Pre-Selection Sunday: seed assignments are estimates from bracketology consensus. The actual bracket will differ — some projected teams will miss the field, and seed assignments will shift. Region assignments matter enormously: who you face in the Elite Eight depends on your region.
Independence assumption: the simulation treats each game as independent. In reality, fatigue from a close overtime game affects the next round, momentum from a blowout win carries forward, and injuries sustained during the tournament change a team's probability. None of this is modeled.
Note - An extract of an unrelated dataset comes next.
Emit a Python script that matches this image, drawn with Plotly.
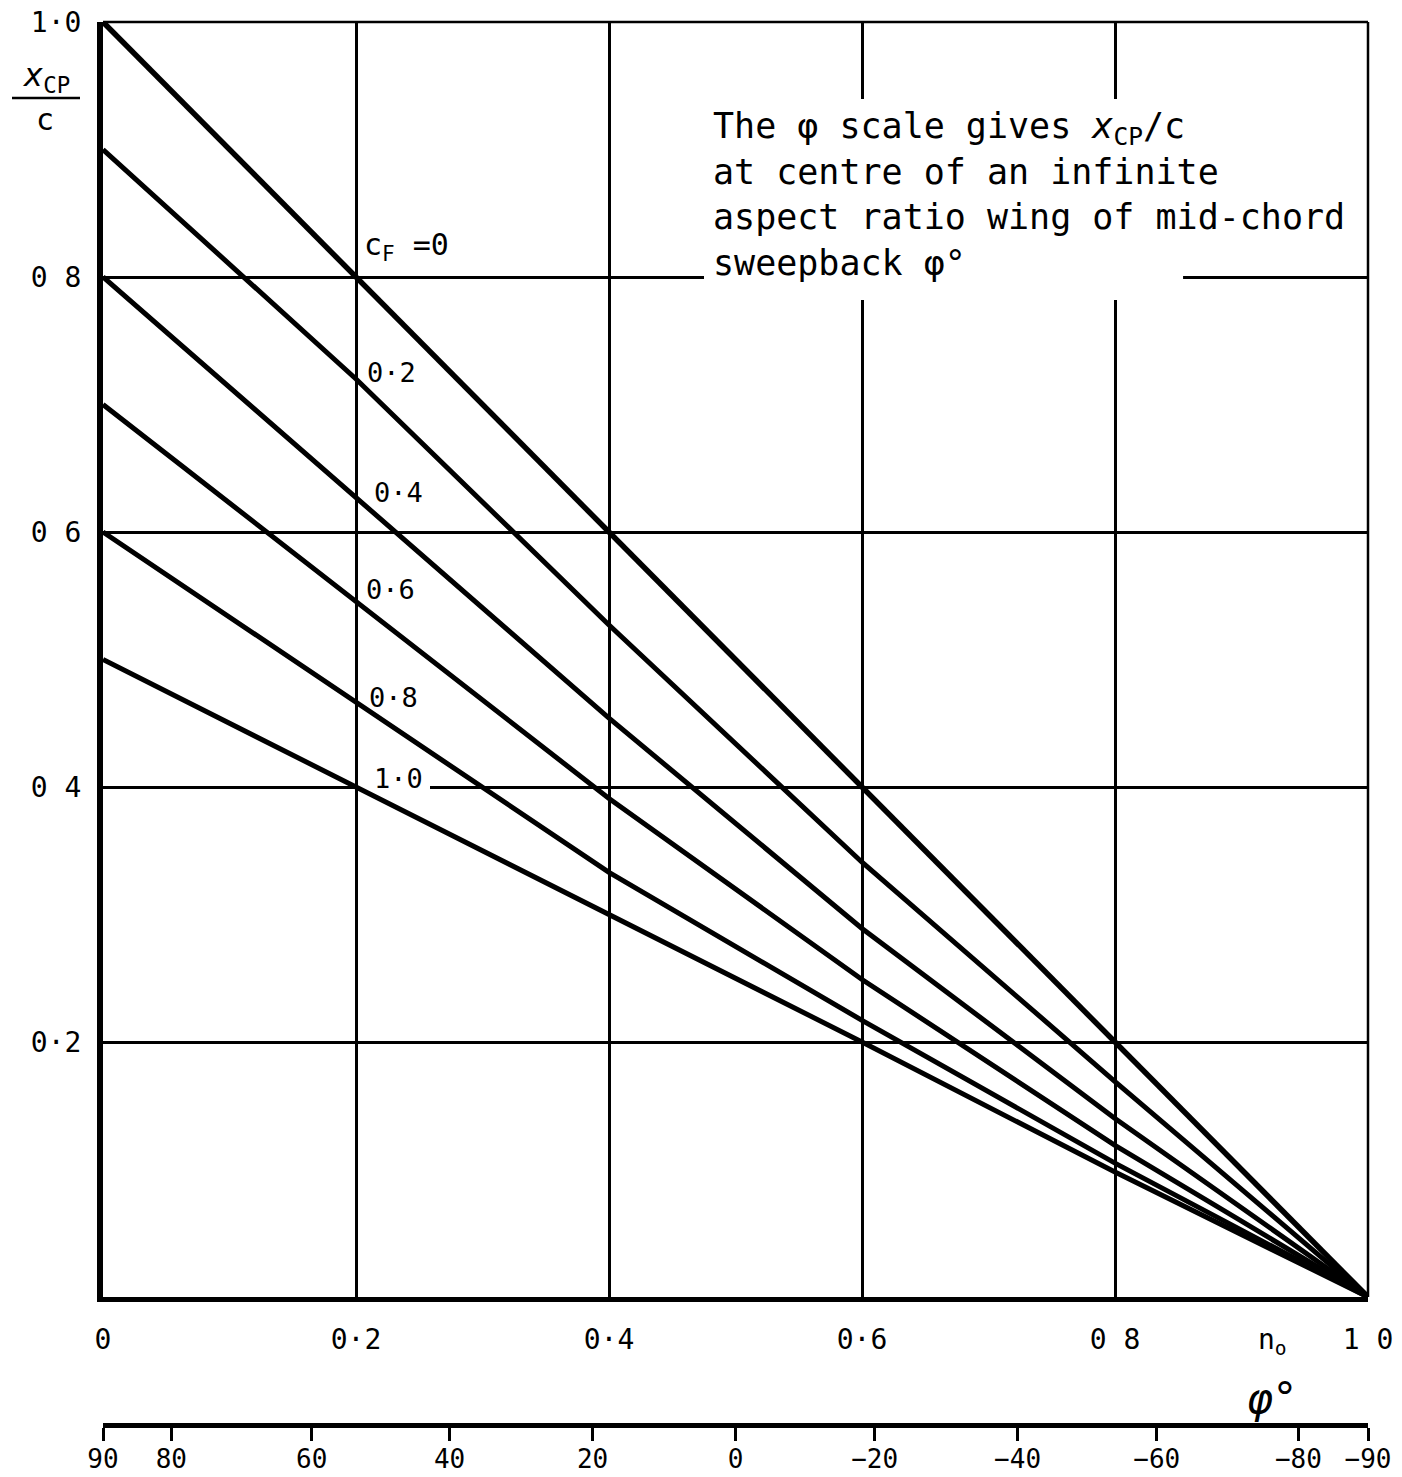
import plotly.graph_objects as go

# Spanwise station n0 at which each curve is read
n0 = [0.0, 0.2, 0.4, 0.6, 0.8, 1.0]

# Centre-of-pressure position x_cp / c for each flap chord ratio c_F
xcp_cf_00 = [1.00, 0.800, 0.600, 0.400, 0.200, 0.0]
xcp_cf_02 = [0.90, 0.720, 0.527, 0.341, 0.169, 0.0]
xcp_cf_04 = [0.80, 0.627, 0.454, 0.289, 0.140, 0.0]
xcp_cf_06 = [0.70, 0.545, 0.391, 0.249, 0.119, 0.0]
xcp_cf_08 = [0.60, 0.466, 0.333, 0.217, 0.105, 0.0]
xcp_cf_10 = [0.50, 0.400, 0.300, 0.200, 0.098, 0.0]

cf_names = ["c_F = 0", "c_F = 0.2", "c_F = 0.4", "c_F = 0.6", "c_F = 0.8", "c_F = 1.0"]
cf_labels = ["c<sub>F</sub> =0", "0·2", "0·4", "0·6", "0·8", "1·0"]

# Axis tick labels
n0_ticks = [0.0, 0.2, 0.4, 0.6, 0.8, 1.0]
n0_tick_text = ["0", "0·2", "0·4", "0·6", "0 8", "1 0"]
xcp_ticks = [0.2, 0.4, 0.6, 0.8, 1.0]
xcp_tick_text = ["0·2", "0 4", "0 6", "0 8", "1·0"]

# Sweep-angle scale: angle labels and the n0 they sit at
phi_tick_text = ["90", "80", "60", "40", "20", "0", "−20", "−40", "−60", "−80", "−90"]
phi_tick_n0 = [0.0, 0.054, 0.165, 0.274, 0.387, 0.5, 0.61, 0.723, 0.833, 0.945, 1.0]

series = [xcp_cf_00, xcp_cf_02, xcp_cf_04, xcp_cf_06, xcp_cf_08, xcp_cf_10]

# ---- layout geometry (pixels) ----
W, H = 1402, 1477
L, R, T = 103, 1368, 22          # plot left / right / top
B_PLOT = 1297                    # bottom of main plot area
B_PAPER = 1425                   # sweep-angle scale line
FONT = "DejaVu Sans Mono"


def px(x):
    return (x - L) / (R - L)


def py(y):
    return (B_PAPER - y) / (B_PAPER - T)


fig = go.Figure()

line_widths = [5.5, 5, 5, 5, 5, 5]
for ys, name, lw in zip(series, cf_names, line_widths):
    fig.add_trace(go.Scatter(
        x=n0, y=ys, mode="lines", name=name,
        line=dict(color="black", width=lw),
        showlegend=False,
    ))

# carrier trace so the sweep-angle axis gets its own subplot
fig.add_trace(go.Scatter(
    x=phi_tick_n0, y=[None] * len(phi_tick_n0), xaxis="x2", yaxis="y",
    mode="markers", marker=dict(opacity=0), hoverinfo="skip", showlegend=False,
))

# curve labels, set just right of the 0·2 grid line
label_pos = [(0.205, 0.824), (0.207, 0.725), (0.213, 0.631),
             (0.206, 0.555), (0.209, 0.470), (0.213, 0.407)]
annotations = []
for (lx, ly), txt in zip(label_pos, cf_labels):
    annotations.append(dict(
        x=lx, y=ly, xref="x", yref="y", text=txt, showarrow=False,
        xanchor="left", yanchor="middle",
        font=dict(family=FONT, size=30 if txt.startswith("c") else 27, color="black"),
    ))

# note in the upper right
annotations.append(dict(
    x=px(711), y=py(104), xref="paper", yref="paper",
    xanchor="left", yanchor="top", align="left", showarrow=False,
    text=("The φ scale gives <i>x</i><sub>CP</sub>/c<br>"
          "at centre of an infinite<br>"
          "aspect ratio wing of mid-chord<br>"
          "sweepback φ°"),
    font=dict(family=FONT, size=35, color="black"),
))

# y-axis title as a stacked fraction
annotations.append(dict(
    x=px(46), y=py(77), xref="paper", yref="paper", showarrow=False,
    text="<i>x</i><sub>CP</sub>", xanchor="center", yanchor="middle",
    font=dict(family=FONT, size=32, color="black"),
))
annotations.append(dict(
    x=px(45), y=py(119), xref="paper", yref="paper", showarrow=False,
    text="c", xanchor="center", yanchor="middle",
    font=dict(family=FONT, size=30, color="black"),
))

# x-axis titles
annotations.append(dict(
    x=px(1272), y=py(1341), xref="paper", yref="paper", showarrow=False,
    text="n<sub>o</sub>", xanchor="center", yanchor="middle",
    font=dict(family=FONT, size=28, color="black"),
))
annotations.append(dict(
    x=px(1272), y=py(1398), xref="paper", yref="paper", showarrow=False,
    text="<i>φ</i>°", xanchor="center", yanchor="middle",
    font=dict(family=FONT, size=42, color="black"),
))

shapes = [
    # top and right frame lines
    dict(type="line", xref="paper", yref="paper", x0=0, x1=1, y0=1, y1=1,
         line=dict(color="black", width=2.5)),
    dict(type="line", xref="paper", yref="paper", x0=1, x1=1, y0=py(B_PLOT), y1=1,
         line=dict(color="black", width=2.5)),
    # fraction bar of the y-axis title
    dict(type="line", xref="paper", yref="paper", x0=px(12), x1=px(80),
         y0=py(98), y1=py(98), line=dict(color="black", width=2.5)),
    # white panels that break the grid behind the note and the 1·0 label
    dict(type="rect", xref="x", yref="y", x0=0.4751, x1=0.8538, y0=0.782, y1=0.9396,
         fillcolor="white", line=dict(width=0), layer="between"),
    dict(type="rect", xref="x", yref="y", x0=0.2025, x1=0.2585, y0=0.392, y1=0.413,
         fillcolor="white", line=dict(width=0), layer="between"),
]

fig.update_layout(
    width=W, height=H,
    margin=dict(l=L, r=W - R, t=T, b=H - B_PAPER, pad=0, autoexpand=False),
    paper_bgcolor="white", plot_bgcolor="white",
    font=dict(family=FONT, color="black"),
    showlegend=False,
    annotations=annotations,
    shapes=shapes,
    xaxis=dict(
        range=[0, 1], tickvals=n0_ticks, ticktext=n0_tick_text,
        showline=True, linewidth=4.5, linecolor="black",
        showgrid=True, gridcolor="black", gridwidth=2.5,
        zeroline=False, ticks="", ticklabelstandoff=14, automargin=False,
        tickfont=dict(family=FONT, size=28, color="black"),
        anchor="y",
    ),
    yaxis=dict(
        range=[0, 1], domain=[py(B_PLOT), 1],
        tickvals=xcp_ticks, ticktext=xcp_tick_text,
        showline=True, linewidth=6, linecolor="black",
        showgrid=True, gridcolor="black", gridwidth=2.5,
        zeroline=False, ticks="", ticklabelstandoff=10, automargin=False,
        tickfont=dict(family=FONT, size=28, color="black"),
    ),
    xaxis2=dict(
        range=[0, 1], overlaying="x", anchor="free", position=0, side="bottom",
        tickvals=phi_tick_n0, ticktext=phi_tick_text,
        showline=True, linewidth=4.5, linecolor="black",
        ticks="outside", ticklen=13, tickwidth=2.5, tickcolor="black",
        showgrid=False, zeroline=False, ticklabelstandoff=-4, automargin=False,
        tickfont=dict(family=FONT, size=26, color="black"),
    ),
)

fig.write_html("out.html")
Model-dependent: championship probabilities are only as good as the pairwise model. If the ensemble is systematically miscalibrated (e.g., overconfident on favorites), the simulation amplifies the miscalibration through six compounding rounds. A 2% bias in each game compounds to a ~12% bias in championship probability.
Statistical precision: 50,000 simulations provide reasonably tight confidence intervals. For a team with 20% championship probability, the standard error is $\sqrt{0.2 \times 0.8 / 50000} \approx 0.18\%$, giving a 90% CI of approximately ±0.3%. For rare outcomes (e.g., a 15-seed champion at 0.01%), the relative uncertainty is much larger.
Bracket structure sensitivity: a team's championship probability depends heavily on which region they are placed in. Two teams in the same region cannot both reach the Final Four. The pre-Selection Sunday simulation uses estimated region assignments that will change.